Affected market: Asset Management
No. ME/1176/04
Please note that the full text of the decision can be downloaded by using the link on the right. What follows are extracts regarding the parties, the transaction, jurisdiction, assessment and decision.
The OFT's decision on reference under section 33 given on 19 August 2004.
PARTIES
ISIS Asset Management plc (ISIS) is a listed investment management business. It provides asset management services to financial services group, Friends Provident plc (its majority shareholder), and other external institutional and private investors. For the financial year ending 31 December 2003, the UK turnover of ISIS was £111 million.
Foreign & Colonial Group (Holdings) Limited (F&CG) is a pan-European asset management group which provides a range of investment and advisory services to private and institutional investors, in addition to insurance funds, in the UK and Europe. It is a wholly owned subsidiary of the Dutch financial services group, Eureko B.V. For the financial year ending 31 December 2003, the UK turnover of F&CG was £85.6 million.
TRANSACTION
ISIS and F&CG announced on 2 July 2004 that they have entered into an agreement to merge their businesses conditional on, inter alia, the receipt of regulatory consents.
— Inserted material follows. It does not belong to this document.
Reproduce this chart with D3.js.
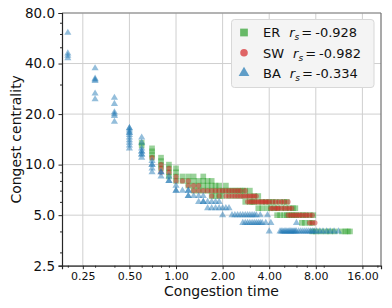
<!DOCTYPE html>
<html><head><meta charset="utf-8">
<script src="https://cdn.jsdelivr.net/npm/d3@7"></script>
<style>body{margin:0;background:#fff}svg{display:block;font-family:"DejaVu Sans",sans-serif}</style>
</head><body><svg id="c" width="392" height="308"></svg>
<script>
// ---- data ----
const xTicks = [0.25, 0.5, 1, 2, 4, 8, 16];
const yTicks = [2.5, 5, 10, 20, 40, 80];
const xMinor = [0.2, 0.3, 0.4, 0.6, 0.7, 0.8, 0.9, 3, 5, 6, 7, 9, 20];
const yMinor = [3, 4, 6, 7, 8, 9, 30, 50, 60, 70];
const seriesNames = ["ER", "SW", "BA"];
const seriesRs = ["-0.928", "-0.982", "-0.334"];

const erPoints = [
  [0.6,13.5],[0.6,13],
  [0.7,12.5],[0.7,12],[0.7,11.5],[0.7,11],
  [0.8,11],[0.8,10.5],[0.8,10],[0.8,9.5],
  [0.9,10],[0.9,9.5],[0.9,9],[0.9,8.5],
  [1.0,9.5],[1.0,9],[1.0,8.5],[1.0,8],
  [1.1,8.5],[1.2,8.5],[1.3,8.5],[1.5,8.5],
  [1.1,8],[1.2,8],[1.3,8],[1.4,8],[1.5,8],[1.6,8],[1.7,8],
  [1.2,7.5],[1.3,7.5],[1.4,7.5],[1.5,7.5],[1.6,7.5],[1.7,7.5],[1.8,7.5],[1.9,7.5],[2.1,7.5],
  [1.3,7],[1.4,7],[1.5,7],[1.6,7],[1.7,7],[1.8,7],[1.9,7],[2.0,7],[2.1,7],[2.2,7],[2.3,7],[2.4,7],[2.5,7],[2.6,7],[2.7,7],[2.8,7],[3.0,7],
  [1.7,6.5],[1.8,6.5],[1.9,6.5],[2.0,6.5],[2.2,6.5],[2.4,6.5],[2.6,6.5],[2.8,6.5],[3.0,6.5],[3.2,6.5],[3.4,6.5],
  [2.8,6],[3.0,6],[3.1,6],[3.2,6],[3.4,6],[3.6,6],[3.8,6],[4.0,6],[4.2,6],[4.4,6],[4.7,6],[5.0,6],[5.2,6],
  [3.4,5.5],[3.6,5.5],[3.9,5.5],[4.1,5.5],[4.3,5.5],[4.5,5.5],[4.8,5.5],[5.1,5.5],[5.4,5.5],[5.7,5.5],[5.9,5.5],
  [4.5,5],[4.7,5],[5.0,5],[5.2,5],[5.4,5],[5.6,5],[5.8,5],[6.0,5],[6.3,5],[6.6,5],[6.9,5],[7.3,5],[7.7,5],
  [6.5,4.5],[6.8,4.5],[7.3,4.5],[7.6,4.5],
  [7.6,4],[8.0,4],[8.6,4],[9.3,4],[9.9,4],[10.6,4],[11.8,4],[12.4,4],[12.9,4],[13.3,4]
];
const swPoints = [
  [0.7,11],
  [0.8,10],[0.8,9.5],[0.8,9],
  [0.9,9.5],[0.9,9],
  [1.0,8.5],[1.0,8],
  [1.1,8],[1.2,8],
  [1.2,7.5],[1.3,7.5],[1.4,7.5],
  [1.3,7],[1.4,7],[1.5,7],[1.6,7],[1.7,7],[1.8,7],[1.9,7],[2.0,7],[2.1,7],[2.2,7],[2.3,7],[2.4,7],[2.5,7],[2.6,7],[2.8,7],
  [1.7,6.5],[1.9,6.5],[2.1,6.5],[2.2,6.5],[2.3,6.5],[2.4,6.5],[2.5,6.5],[2.6,6.5],[2.7,6.5],[2.8,6.5],[2.9,6.5],[3.0,6.5],[3.1,6.5],[3.2,6.5],[3.3,6.5],
  [2.9,6],[3.0,6],[3.1,6],[3.2,6],[3.3,6],[3.4,6],[3.5,6],[3.6,6],[3.7,6],[3.8,6],[3.9,6],[4.0,6],[4.2,6],[4.4,6],[4.6,6],[4.8,6],[5.0,6],[5.3,6],
  [4.1,5.5],[4.2,5.5],[4.4,5.5],[4.5,5.5],[4.6,5.5],[4.8,5.5],[5.0,5.5],[5.2,5.5],[5.4,5.5],[5.6,5.5],
  [5.3,5],[5.5,5],[5.7,5],[5.9,5],[6.1,5],[6.3,5],[6.5,5],[6.8,5],[7.0,5],[7.3,5],[7.6,5],
  [7.3,4.5],[7.6,4.5],[7.9,4.5]
];
const baPoints = [
  [0.2,61],[0.2,46],[0.2,44.5],[0.2,43],
  [0.3,37.5],[0.3,32.5],[0.3,32],[0.3,31.5],[0.3,26.5],[0.3,24.5],
  [0.4,25],[0.4,23],[0.4,20.5],[0.4,20],[0.4,19.5],[0.4,18],
  [0.5,16.5],[0.5,16.5],[0.5,16],[0.5,15.5],[0.5,15.5],[0.5,15],[0.5,14.5],[0.5,14],[0.5,13.5],[0.5,13],[0.5,12.5],
  [0.6,14.5],[0.6,13.5],[0.6,12.5],[0.6,12],[0.6,12],[0.6,11.5],[0.6,11.5],[0.6,11],
  [0.7,10.5],[0.7,10],[0.7,10],[0.7,9.5],[0.7,9],
  [0.8,9],[0.8,9],[0.8,8.5],
  [0.9,8.5],[0.9,8],[0.9,8],
  [1.0,7.5],[1.0,7],[1.0,7],
  [1.1,7],[1.2,7],[1.2,7],
  [1.2,6.5],[1.2,6.5],[1.3,6.5],[1.4,6.5],[1.5,6.5],
  [1.4,6],[1.5,6],[1.5,6],[1.6,6],[1.7,6],[1.8,6],[1.9,6],
  [1.6,5.5],[1.7,5.5],[1.8,5.5],[1.9,5.5],[2.0,5.5],[2.1,5.5],[2.2,5.5],
  [2.0,5],[2.3,5],[2.4,5],[2.5,5],[2.6,5],[2.7,5],[2.8,5],[2.9,5],[3.0,5],[3.1,5],[3.2,5],[3.3,5],[3.5,5],[3.9,5],
  [2.7,4.5],[2.8,4.5],[2.9,4.5],[3.0,4.5],[3.1,4.5],[3.2,4.5],[3.3,4.5],[3.4,4.5],[3.5,4.5],[3.6,4.5],[3.8,4.5],[4.1,4.5],[6.0,4.5],
  [4.0,4],[4.7,4],[4.8,4],[4.9,4],[5.0,4],[5.1,4],[5.2,4],[5.3,4],[5.4,4],[5.5,4],[5.6,4],[5.7,4],[5.8,4],[5.9,4],[6.0,4],
  [6.2,4],[6.4,4],[6.6,4],[6.8,4],[7.0,4],[7.2,4],[7.4,4],[7.6,4],[7.8,4],[8.1,4],[8.5,4],[8.9,4],[9.4,4],[9.9,4],[10.5,4],[11.2,4]
];
const colors = ["#2ca02c", "#d62728", "#1f77b4"];

// ---- chart ----
const svg = d3.select("#c");
const L = 62, R = 381, T = 13, B = 265.7;
const x = d3.scaleLog().base(2).domain([0.1834, 21.1]).range([L, R]);
const y = d3.scaleLog().base(2).domain([2.5, 80]).range([B, T]);

// grid
const g = svg.append("g");
g.selectAll(".gx").data(xTicks).join("line")
  .attr("x1", d => x(d)).attr("x2", d => x(d)).attr("y1", T).attr("y2", B)
  .attr("stroke", "#cfcfcf").attr("stroke-width", 1);
g.selectAll(".gy").data(yTicks).join("line")
  .attr("y1", d => y(d)).attr("y2", d => y(d)).attr("x1", L).attr("x2", R)
  .attr("stroke", "#cfcfcf").attr("stroke-width", 1);

// points
const sym = [d3.symbolSquare, d3.symbolCircle, d3.symbolTriangle];
const sizes = [32, 21, 22];
[erPoints, swPoints, baPoints].forEach((pts, i) => {
  svg.append("g").selectAll("path").data(pts).join("path")
    .attr("d", d3.symbol().type(sym[i]).size(sizes[i]))
    .attr("transform", d => `translate(${x(d[0])},${y(d[1])})`)
    .attr("fill", colors[i]).attr("fill-opacity", 0.48);
});

// spines
svg.append("line").attr("x1", L).attr("x2", R).attr("y1", T).attr("y2", T).attr("stroke", "#808080").attr("stroke-width", 1.2);
svg.append("line").attr("x1", R).attr("x2", R).attr("y1", T).attr("y2", B).attr("stroke", "#707070").attr("stroke-width", 1.2);

// axes
const xAxis = svg.append("g").attr("transform", `translate(0,${B})`)
  .call(d3.axisBottom(x).tickValues(xTicks).tickFormat(d3.format(".2f")).tickSize(3.5).tickPadding(3));
const xMin = svg.append("g").attr("transform", `translate(0,${B})`)
  .call(d3.axisBottom(x).tickValues(xMinor).tickFormat("").tickSize(2));
const yAxis = svg.append("g").attr("transform", `translate(${L},0)`)
  .call(d3.axisLeft(y).tickValues(yTicks).tickFormat(d3.format(".1f")).tickSize(3.5).tickPadding(3.5));
const yMin = svg.append("g").attr("transform", `translate(${L},0)`)
  .call(d3.axisLeft(y).tickValues(yMinor).tickFormat("").tickSize(2));
[xAxis, xMin, yAxis, yMin].forEach(a => {
  a.select(".domain").attr("stroke", "#262626").attr("stroke-width", 1.2);
  a.selectAll(".tick line").attr("stroke", "#262626");
  a.selectAll("text").attr("fill", "#111").attr("font-family", "DejaVu Sans");
});
xMin.select(".domain").remove(); yMin.select(".domain").remove();
xAxis.selectAll("text").attr("font-size", 11);
yAxis.selectAll("text").attr("font-size", 13.5);

// axis titles
svg.append("text").attr("x", (L + R) / 2).attr("y", 296).attr("text-anchor", "middle")
  .attr("font-size", 14).attr("fill", "#111").text("Congestion time");
svg.append("text").attr("transform", `translate(21,${(T + B) / 2}) rotate(-90)`).attr("text-anchor", "middle")
  .attr("font-size", 14).attr("fill", "#111").text("Congest centrality");

// legend
const lg = svg.append("g");
lg.append("rect").attr("x", 231.5).attr("y", 19.5).attr("width", 142.5).attr("height", 68).attr("rx", 3)
  .attr("fill", "#f4f4f4").attr("stroke", "#d8d8d8");
const lsizes = [60, 45, 50];
seriesNames.forEach((n, i) => {
  const cy = 32.5 + i * 20.2;
  lg.append("path").attr("d", d3.symbol().type(sym[i]).size(lsizes[i]))
    .attr("transform", `translate(244,${cy})`).attr("fill", colors[i]).attr("fill-opacity", 0.7);
  const t = lg.append("text").attr("x", 263).attr("y", cy + 4.8).attr("font-size", 13).attr("fill", "#111");
  t.append("tspan").text(n);
  t.append("tspan").attr("dx", 9).attr("font-style", "italic").text("r");
  t.append("tspan").attr("dy", 3).attr("font-size", 9).attr("font-style", "italic").text("s");
  t.append("tspan").attr("dy", -3).attr("dx", 2).text("=");
  t.append("tspan").attr("dx", 3).text(seriesRs[i]);
});
</script></body></html>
The merger was notified on 8 July 2004 and the 30 day statutory deadline is 19 August 2004.
JURISDICTION
As a result of this transaction ISIS and F&CG will cease to be distinct. The UK turnover of F&CG exceeds £70 million, so the turnover test in section 23(1)(b) of the Enterprise Act 2002 (the Act) is satisfied. The OFT therefore believes that it is or may be the case that arrangements are in progress or in contemplation which, if carried into effect, will result in the creation of a relevant merger situation.
ASSESSMENT
The parties overlap in the provision of asset management services. For the purposes of this assessment, the impact of this anticipated transaction has been considered in relation to institutional and retail asset management segments, in addition to different asset classes for which the parties overlap, within the UK.
The combined share of supply in the UK of the merged entity will be less than 10 per cent, and the increment negligible, on even the narrowest frames of reference under consideration.
A number of factors lend to the conclusion that a high degree of competition exists in this sector. The asset management services sector is highly fragmented, as indicated by the existence of a large number of other operators in this sector at every geographical level, including the UK. The nature of the sector is international in scope. Barriers to entry and expansion appear to be low in respect of existing financial services companies. Finally, there may exist a degree of countervailing buyer power in institutional asset management.
Consequently, the OFT does not believe that it is or may be the case that the merger may be expected to result in a substantial lessening of competition within a market or markets in the United Kingdom.
DECISION
This merger will therefore not be referred to the Competition Commission under section 33(1) of the Act.